A&E is looking to do as much damage control as possible around its new Ku Klux Klan docuseries Generation KKK before it premieres in January. Many are leaving comments on the network's Facebook and Twitter pages denouncing the show and network for giving the hate group a platform.
The show's most vocal critic so far has been Grey's Anatomy star Ellen Pompeo, who called the network "desperate" and "pathetic" on Wednesday for picking up the show and urged viewers not to watch the network. The network tweeted back at Pompeo in an effort to provide more understanding about the direction of the show.
A&E also added that it would send Pompeo a copy of the show so she can watch it for herself.
"A&E condemns the KKK and other hate groups," the network wrote in response to unhappy comments under the Generation KKK promotional videos on Facebook. "We are proud to partner with the ADL to share resources to raise awareness and help combat hate. For more: www.adl.org/generationkkk."
Here are more tweets Pompeo posted Wednesday:
Generation KKK is an eight-part series about the modern-day Ku Klux Klan, one of the oldest American hate groups. The series also promises to showcase the work of "anti-hate" activists who are working against the Klan's motives.
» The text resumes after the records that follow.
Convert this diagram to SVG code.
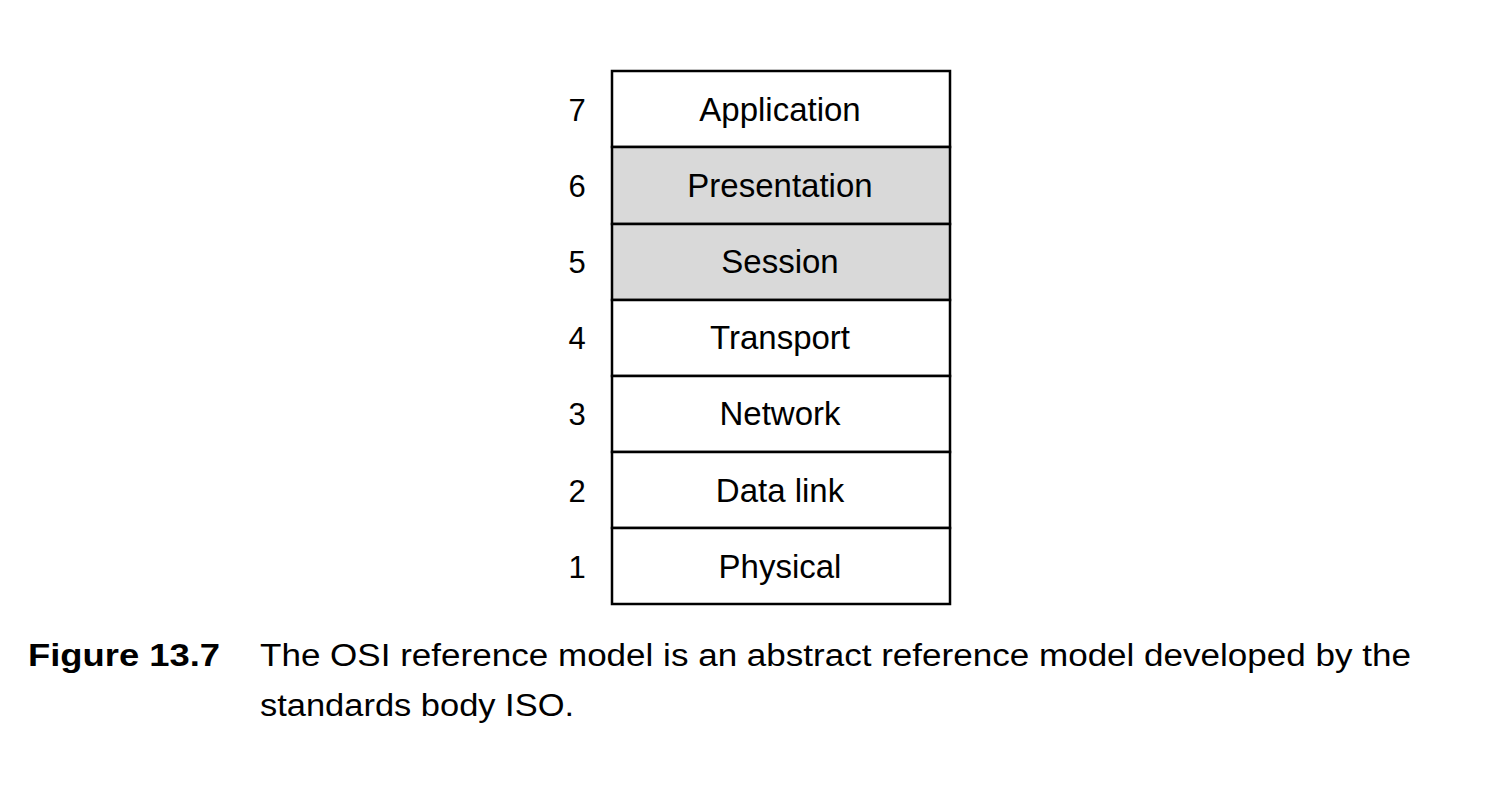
<svg xmlns="http://www.w3.org/2000/svg" width="1500" height="800" viewBox="0 0 1500 800">
<style>
.box{stroke:#000;stroke-width:2.5}
.w{fill:#fff}
.g{fill:#d9d9d9}
.lbl{font-family:"Liberation Sans",Arial,sans-serif;font-size:33px;fill:#000;text-anchor:middle}
.num{font-family:"Liberation Sans",Arial,sans-serif;font-size:31px;fill:#000;text-anchor:middle}
.cap{font-family:"Liberation Sans",Arial,sans-serif;font-size:31px;fill:#000}
.capb{font-family:"Liberation Sans",Arial,sans-serif;font-size:32px;font-weight:bold;fill:#000}
</style>
<rect width="1500" height="800" fill="#fff"/>
<g id="layer7"><rect class="box w" x="612" y="71" width="338" height="76"/><text class="lbl" x="780" y="121">Application</text><text class="num" x="577" y="121">7</text></g>
<g id="layer6"><rect class="box g" x="612" y="147" width="338" height="77"/><text class="lbl" x="780" y="197">Presentation</text><text class="num" x="577" y="197">6</text></g>
<g id="layer5"><rect class="box g" x="612" y="224" width="338" height="76"/><text class="lbl" x="780" y="273">Session</text><text class="num" x="577" y="273">5</text></g>
<g id="layer4"><rect class="box w" x="612" y="300" width="338" height="76"/><text class="lbl" x="780" y="349">Transport</text><text class="num" x="577" y="349">4</text></g>
<g id="layer3"><rect class="box w" x="612" y="376" width="338" height="76"/><text class="lbl" x="780" y="425">Network</text><text class="num" x="577" y="425">3</text></g>
<g id="layer2"><rect class="box w" x="612" y="452" width="338" height="76"/><text class="lbl" x="780" y="502">Data link</text><text class="num" x="577" y="502">2</text></g>
<g id="layer1"><rect class="box w" x="612" y="528" width="338" height="76"/><text class="lbl" x="780" y="578">Physical</text><text class="num" x="577" y="578">1</text></g>
<g id="connectors"></g>
<g id="caption">
<text class="capb" x="28" y="666" textLength="192" lengthAdjust="spacingAndGlyphs">Figure 13.7</text>
<text class="cap" x="260" y="666" textLength="1151" lengthAdjust="spacingAndGlyphs">The OSI reference model is an abstract reference model developed by the</text>
<text class="cap" x="260" y="716" textLength="314" lengthAdjust="spacingAndGlyphs">standards body ISO.</text>
</g>
</svg>
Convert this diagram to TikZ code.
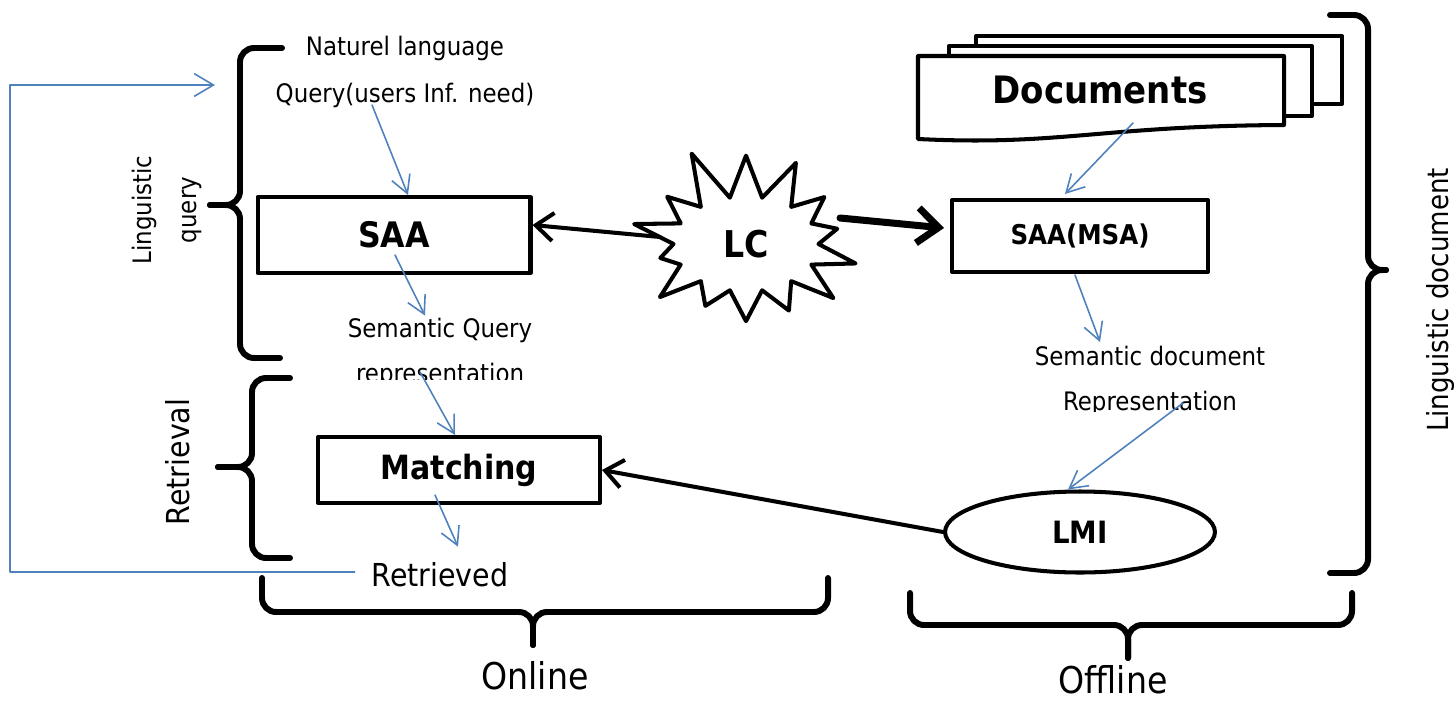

A first-look video released by the network this week opens with a trigger warning: "The following program explores how hatred and prejudice are born and bred in our country. It contains intense language and disturbing imagery. Viewer discretion is advised."
The next scene shows a KKK member sitting on the couch with his daughters. As he dresses them in new KKK hoods, he says he is "giving my girls my legacy."
Klan membership is rising for the first time in 40 years, which the preview video credits to "indoctrinating families and children." But apparently, some families are being forced to participate and want out of the group.
The Ku Klux Klan was formed in 1865 following the abolishment of slavery and targeted Southern African-Americans. They have organized hate crimes against Jews, immigrants, lesbians and Catholics, according to the Southern Poverty Law Center. The SPLC estimates there are anywhere from 5,000 to 8,000 members of the Klan today.